Ivy Tech Community College will hold tuition steady for full-time students and for part-time students that never take a semester off, the school announced Thursday.
Ivy Tech is trying to keep more students continuously enrolled because its enrollment has fallen 25 percent in the past three years and because students that stay enrolled are more likely to finish their studies. Fewer than 30 percent of Ivy Tech students complete a certificate or associate's degree program in six years.
State legislators declined to approve funding for Ivy Tech building projects this year due to concerns about its declining enrollment and low completion rates.

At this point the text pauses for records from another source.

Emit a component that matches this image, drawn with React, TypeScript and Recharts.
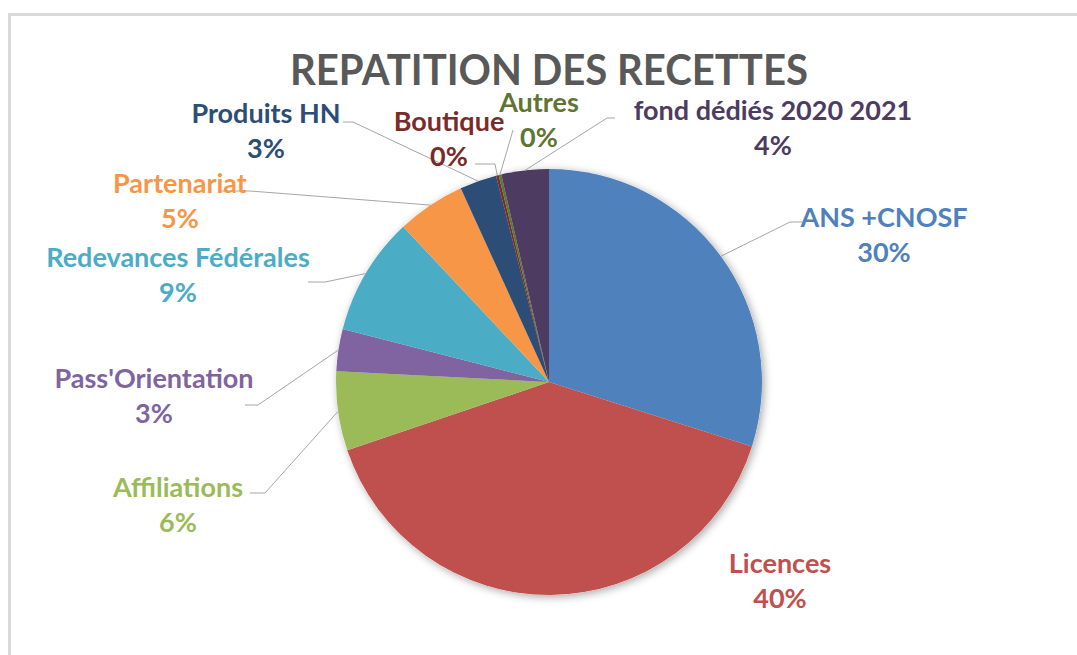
import React from "react";
import { PieChart, Pie, Cell } from "recharts";

const categories = [
  "ANS +CNOSF",
  "Licences",
  "Affiliations",
  "Pass'Orientation",
  "Redevances Fédérales",
  "Partenariat",
  "Produits HN",
  "Boutique",
  "Autres",
  "fond dédiés 2020 2021",
];
const shares = [29.9, 39.9, 6.0, 3.2, 9.0, 5.2, 2.8, 0.2, 0.2, 3.6];
const colors = [
  "#4F81BD",
  "#C0504D",
  "#9BBB59",
  "#8064A2",
  "#4BACC6",
  "#F79646",
  "#2C4D75",
  "#772C2A",
  "#5F7530",
  "#4D3B62",
];

const data = categories.map((name, i) => ({ name, value: shares[i] }));

// labels were dragged by hand in the original, so place them relative to the pie centre
const labelPos: [number, number][] = [
  [335, -148],
  [231, 198],
  [-371, 122],
  [-395, 13],
  [-371, -108],
  [-369, -182],
  [-283, -252],
  [-100, -244],
  [-10, -263],
  [224, -255],
];
// leader line: elbow then end, relative to the centre
const leaders: (number[] | null)[] = [
  [241, -160, 254, -160],
  null,
  [-284, 111, -299, 111],
  [-291, 23, -304, 23],
  [-224, -100, -241, -100],
  [-299, -191, -329, -191],
  [-196, -260, -206, -260],
  [-54, -218, -74, -218],
  [-36, -252, -36, -252],
  [58, -264, 66, -264],
];

const RAD = Math.PI / 180;

const renderLabel = (props: any) => {
  const { cx, cy, midAngle, outerRadius, index, percent } = props;
  const [ox, oy] = labelPos[index];
  const x = cx + ox;
  const y = cy + oy;
  const sx = cx + outerRadius * Math.cos(-midAngle * RAD);
  const sy = cy + outerRadius * Math.sin(-midAngle * RAD);
  const lead = leaders[index];
  return (
    <g key={`lbl-${index}`}>
      {lead && (
        <polyline
          points={`${sx},${sy} ${cx + lead[0]},${cy + lead[1]} ${cx + lead[2]},${cy + lead[3]}`}
          fill="none"
          stroke="#a6a6a6"
          strokeWidth={1}
        />
      )}
      <text
        x={x}
        y={y}
        textAnchor="middle"
        fill={colors[index]}
        fontFamily="Lato"
        fontWeight={700}
        fontSize={27}
      >
        <tspan x={x} dy={-7}>
          {categories[index]}
        </tspan>
        <tspan x={x} dy={35}>
          {Math.round(percent * 100)}%
        </tspan>
      </text>
    </g>
  );
};

const App: React.FC = () => {
  return (
    <div style={{ position: "absolute", left: 0, top: 0, width: 1077, height: 655, background: "#fff" }}>
      <div
        style={{
          position: "absolute",
          left: 8,
          top: 13,
          width: 1069,
          height: 642,
          borderTop: "3px solid #d9d9d9",
          borderLeft: "3px solid #d9d9d9",
          boxSizing: "border-box",
        }}
      />
      <PieChart
        width={1077}
        height={655}
        margin={{ top: 0, right: 0, bottom: 0, left: 0 }}
        style={{ position: "absolute", left: 0, top: 0 }}
      >
        <defs>
          <filter id="pieShadow" x="-20%" y="-20%" width="140%" height="140%">
            <feDropShadow dx="2" dy="2" stdDeviation="4" floodColor="#000" floodOpacity="0.35" />
          </filter>
        </defs>
        <Pie
          data={data}
          dataKey="value"
          cx={549}
          cy={382}
          outerRadius={213}
          startAngle={90}
          endAngle={-270}
          stroke="none"
          fill="#fff"
          isAnimationActive={false}
          label={false}
          labelLine={false}
        >
          {data.map((d, i) => (
            <Cell key={`sh-${i}`} fill="#fff" filter="url(#pieShadow)" />
          ))}
        </Pie>
        <Pie
          data={data}
          dataKey="value"
          nameKey="name"
          cx={549}
          cy={382}
          outerRadius={213}
          startAngle={90}
          endAngle={-270}
          stroke="none"
          isAnimationActive={false}
          label={renderLabel}
          labelLine={false}
        >
          {data.map((d, i) => (
            <Cell key={`c-${i}`} fill={colors[i]} />
          ))}
        </Pie>
      </PieChart>
      <svg width={1077} height={120} style={{ position: "absolute", left: 0, top: 0 }}>
        <text
          x={549}
          y={85}
          textAnchor="middle"
          fill="#595959"
          fontFamily="Lato"
          fontWeight={700}
          fontSize={42}
          textLength={518}
          lengthAdjust="spacingAndGlyphs"
        >
          REPATITION DES RECETTES
        </text>
      </svg>
    </div>
  );
};

export default App;
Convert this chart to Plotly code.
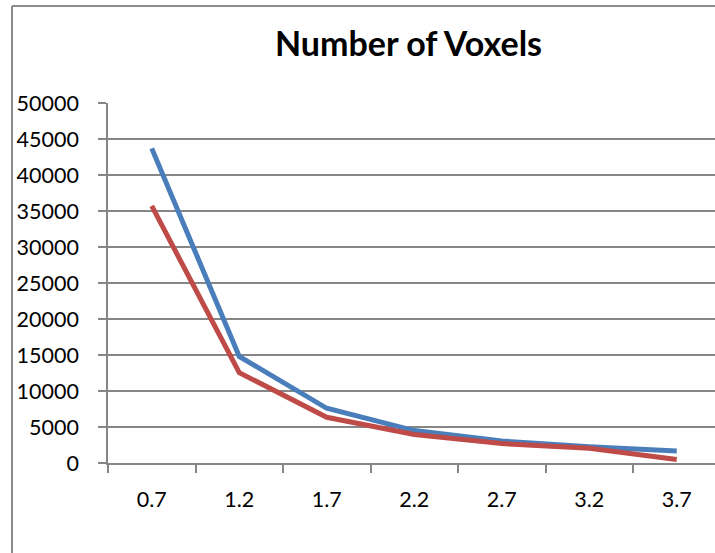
import plotly.graph_objects as go

categories = ["0.7", "1.2", "1.7", "2.2", "2.7", "3.2", "3.7"]
series_blue = [43700, 14800, 7600, 4500, 3050, 2250, 1650]
series_red = [35700, 12550, 6350, 3950, 2700, 2050, 500]
y_ticks = [0, 5000, 10000, 15000, 20000, 25000, 30000, 35000, 40000, 45000, 50000]

W, H = 715, 553
L, R, T, B = 108, 0, 103, 90
pw = W - L - R
ph = H - T - B
FONT = "Lato, 'Open Sans', sans-serif"
CAT_PX = 87.5

fig = go.Figure()
fig.add_trace(go.Scatter(x=categories, y=series_blue, mode="lines",
                         line=dict(color="#4A7EBB", width=5), showlegend=False))
fig.add_trace(go.Scatter(x=categories, y=series_red, mode="lines",
                         line=dict(color="#BE4B48", width=5), showlegend=False))

def px_x(p):
    return (p - L) / pw

def px_y(p):
    return (H - B - p) / ph

fig.update_layout(
    width=W, height=H,
    margin=dict(l=L, r=R, t=T, b=B, pad=0),
    paper_bgcolor="white", plot_bgcolor="white",
    font=dict(family=FONT, size=21.5, color="black"),
    annotations=[dict(text="<b>Number of Voxels</b>", x=px_x(408), y=px_y(43),
                      xref="paper", yref="paper", showarrow=False,
                      font=dict(size=34, family=FONT),
                      xanchor="center", yanchor="middle")],
    shapes=[
        dict(type="line", xref="paper", yref="paper", x0=px_x(12), x1=px_x(12),
             y0=px_y(6), y1=px_y(560), line=dict(color="#8C8C8C", width=2)),
        dict(type="line", xref="paper", yref="paper", x0=px_x(12), x1=px_x(720),
             y0=px_y(6), y1=px_y(6), line=dict(color="#8C8C8C", width=2)),
    ],
)
fig.update_xaxes(type="category", tickson="boundaries", ticks="outside", ticklen=8,
                 tickcolor="#868686", tickwidth=1.5, showgrid=False,
                 showline=True, linecolor="#868686", linewidth=1.5,
                 ticklabelstandoff=16, range=[-0.5, -0.5 + pw / CAT_PX])
fig.update_yaxes(range=[0, 50000], tickvals=y_ticks, ticktext=[str(v) for v in y_ticks],
                 ticks="outside", ticklen=8, tickcolor="#868686", tickwidth=1.5,
                 showgrid=True, gridcolor="#868686", gridwidth=1.5,
                 showline=True, linecolor="#868686", linewidth=1.5,
                 zeroline=False, ticklabelstandoff=15)

fig.write_html("out.html", config={"displayModeBar": False},
               post_script="document.body.style.margin='0px';")
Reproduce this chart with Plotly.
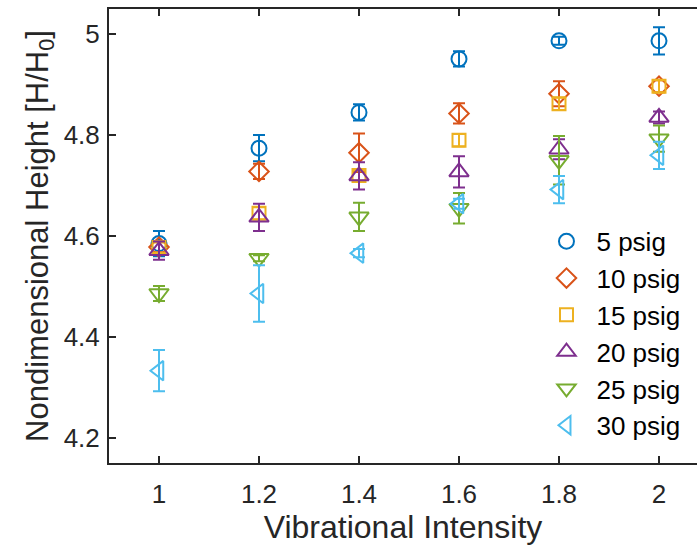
import plotly.graph_objects as go

# Vibrational intensity levels (x) and mean nondimensional heights per pressure
intensity = [1.0, 1.2, 1.4, 1.6, 1.8, 2.0]

h_5 = [4.585, 4.774, 4.845, 4.951, 4.987, 4.987]
e_5 = [0.025, 0.026, 0.016, 0.015, 0.008, 0.027]

h_10 = [4.578, 4.728, 4.765, 4.843, 4.882, 4.897]
e_10 = [0.010, 0.015, 0.038, 0.020, 0.025, 0.012]

h_15 = [4.577, 4.645, 4.720, 4.790, 4.862, 4.897]
e_15 = [0.010, 0.012, 0.010, 0.012, 0.012, 0.012]

h_20 = [4.571, 4.637, 4.719, 4.727, 4.772, 4.835]
e_20 = [0.018, 0.027, 0.027, 0.031, 0.020, 0.012]

h_25 = [4.486, 4.556, 4.638, 4.655, 4.750, 4.793]
e_25 = [0.015, 0.006, 0.028, 0.030, 0.048, 0.026]

h_30 = [4.333, 4.486, 4.566, 4.664, 4.692, 4.760]
e_30 = [0.041, 0.056, 0.008, 0.010, 0.027, 0.027]

labels = ["5 psig", "10 psig", "15 psig", "20 psig", "25 psig", "30 psig"]
heights = [h_5, h_10, h_15, h_20, h_25, h_30]
errors = [e_5, e_10, e_15, e_20, e_25, e_30]
colors = ["#0072BD", "#D95319", "#EDB120", "#7E2F8E", "#77AC30", "#4DBEEE"]
symbols = ["circle-open", "diamond-open", "square-open",
           "triangle-up-open", "triangle-down-open", "triangle-left-open"]
sizes = [15, 15, 13, 17, 17, 17]

ink = "#262626"
font = "Liberation Sans, Arial, sans-serif"

fig = go.Figure()
for lab, h, e, c, s, sz in zip(labels, heights, errors, colors, symbols, sizes):
    fig.add_trace(go.Scatter(
        x=intensity, y=h, name=lab, mode="markers", legendgroup=lab,
        marker=dict(symbol=s, size=sz, color=c, line=dict(color=c, width=2)),
        error_y=dict(type="data", array=e, visible=True, color=c,
                     thickness=2, width=6),
    ))

fig.update_layout(
    width=697, height=548,
    margin=dict(l=109, r=0, t=9, b=85),
    paper_bgcolor="white", plot_bgcolor="white",
    font=dict(family=font, size=26, color=ink),
    showlegend=True,
    legend=dict(x=0.727, y=0.54, xanchor="left", yanchor="top",
                bgcolor="rgba(0,0,0,0)", tracegroupgap=0, itemwidth=50,
                font=dict(size=26, color="black")),
)
fig.update_xaxes(
    range=[0.9, 2.076], tickvals=intensity,
    ticktext=["1", "1.2", "1.4", "1.6", "1.8", "2"],
    ticks="inside", ticklen=7, tickwidth=2, tickcolor=ink,
    showline=True, linecolor=ink, linewidth=2, mirror="ticks",
    showgrid=False, zeroline=False, ticklabelstandoff=7,
    tickfont=dict(size=26),
    title=dict(text="Vibrational Intensity", standoff=4, font=dict(size=32)),
)
fig.update_yaxes(
    range=[4.15, 5.05], tickvals=[4.2, 4.4, 4.6, 4.8, 5.0],
    ticktext=["4.2", "4.4", "4.6", "4.8", "5"],
    ticks="inside", ticklen=7, tickwidth=2, tickcolor=ink,
    showline=True, linecolor=ink, linewidth=2, mirror=False,
    showgrid=False, zeroline=False, ticklabelstandoff=2,
    tickfont=dict(size=26),
    title=dict(text="Nondimensional Height [H/H<sub>0</sub>]", standoff=6,
               font=dict(size=31)),
)

fig.write_html("out.html")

“This is an incentive model for both our non-traditional, part-time students along with those full-time students on a two-year track to graduation,” said Ivy Tech President Tom Snyder said in a written statement. “We know students who are continuously enrolled are more likely to complete a credential. ”
About two-thirds of Ivy Tech’s 91,000 students take fewer than 12 credit hours per semester. To qualify for the tuition freeze, those part-time students must take at least six credits hours in the fall and spring semesters, as well as at least three credit hours in the summer semester.
Full-time students must take more than 30 credit hours in each academic year to qualify for the tuition freeze.
Ivy Tech’s announcement follows plans by Purdue University and Indiana University's Bloomington campus to hold tuition steady for the next academic year.
Teresa Lubbers, Indiana’s Commissioner for Higher Education, said “Ivy Tech should be commended for taking this important step in the right direction that also supports our statewide goal for 60 percent of Hoosiers to have a quality degree or credential by 2025.”